But how? Unless I’m misunderstanding how video encoding is done, you shouldn’t be able to reliably identify what’s an ad vs what’s actual video once it starts getting mixed together. The ad will be encoded differently for every video it’s inserted into.
I could be completely wrong about this, but the same ad clip’s data should end up looking completely different depending on any number of things.
Most encoding formats are deterministic, including the VP8/VP9 codec that Youtube uses. I imagine they could deliberately insert some manner of randomization in there if they really wanted to, and if they intend to carry through with this plan they may have to. But the same input with the same encoder (and settings) should produce the same output every time, at least if you begin counting from a keyframe.
Even if it can’t be identified on a binary level with clever tactics, which I think it will be unless they do some kind of picture-in-picture thing, it should be trivial with current hardware identify it even with a fairly crude optical recognition system and a database. I.e., sample N number of points on the output and gauge the average RGB data for each for a couple of frames, and if that matches our entry for the ad in our crowdsourced database, skip ahead X seconds based on the database. Even better if you did it on the keyframes.
Doing it based off of the audio of the ad should be even easier, since acoustic fingerprinting is a pretty cheap technology to implement these days.
The other question will be if Youtube is dumb enough to always insert the same type of ads in the same place in each video, which they may be at least to start with, so a very simple table of “skip X amount of time at Y timecode on Z video” would be feasible. Or even better, if they hard insert the ads into the video to save on processing time, such that they never change. Are they going to try to insert ads and encode video to serve to individual users in realtime? Doubt it. That’d be bonkers. Youtube already chews on uploaded videos for sometimes upwards of an hour before having them ready to serve… I don’t think they’re ready to commit to and pay for the compute power to try to pull a stunt like this in realtime.
All of this is going to require some manner of crowdsourcing, unless we get really good at using AI against them or something (which’d be immensely satisfying, come to think of it).
But how? Unless I’m misunderstanding how video encoding is done, you shouldn’t be able to reliably identify what’s an ad vs what’s actual video once it starts getting mixed together. The ad will be encoded differently for every video it’s inserted into.
I could be completely wrong about this, but the same ad clip’s data should end up looking completely different depending on any number of things.
Most encoding formats are deterministic, including the VP8/VP9 codec that Youtube uses. I imagine they could deliberately insert some manner of randomization in there if they really wanted to, and if they intend to carry through with this plan they may have to. But the same input with the same encoder (and settings) should produce the same output every time, at least if you begin counting from a keyframe.

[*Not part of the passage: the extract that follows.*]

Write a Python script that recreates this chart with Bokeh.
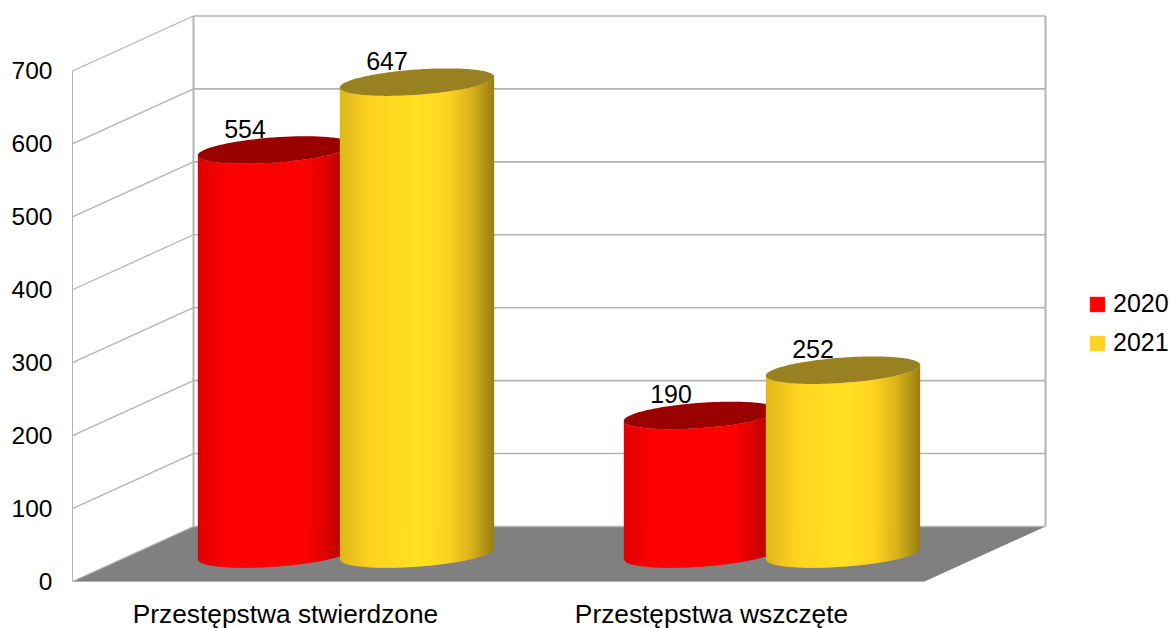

Even if it can’t be identified on a binary level with clever tactics, which I think it will be unless they do some kind of picture-in-picture thing, it should be trivial with current hardware identify it even with a fairly crude optical recognition system and a database. I.e., sample N number of points on the output and gauge the average RGB data for each for a couple of frames, and if that matches our entry for the ad in our crowdsourced database, skip ahead X seconds based on the database. Even better if you did it on the keyframes.
Doing it based off of the audio of the ad should be even easier, since acoustic fingerprinting is a pretty cheap technology to implement these days.
The other question will be if Youtube is dumb enough to always insert the same type of ads in the same place in each video, which they may be at least to start with, so a very simple table of “skip X amount of time at Y timecode on Z video” would be feasible. Or even better, if they hard insert the ads into the video to save on processing time, such that they never change. Are they going to try to insert ads and encode video to serve to individual users in realtime? Doubt it. That’d be bonkers. Youtube already chews on uploaded videos for sometimes upwards of an hour before having them ready to serve… I don’t think they’re ready to commit to and pay for the compute power to try to pull a stunt like this in realtime.
All of this is going to require some manner of crowdsourcing, unless we get really good at using AI against them or something (which’d be immensely satisfying, come to think of it).
If a song can ne fingerprinted (e.g. Shazam), so can ads. Even when they’re part of a larger video.
Twitch does the same thing but you can still circumvent it. Worst case users may need a VPN to a country that doesn’t have many ads.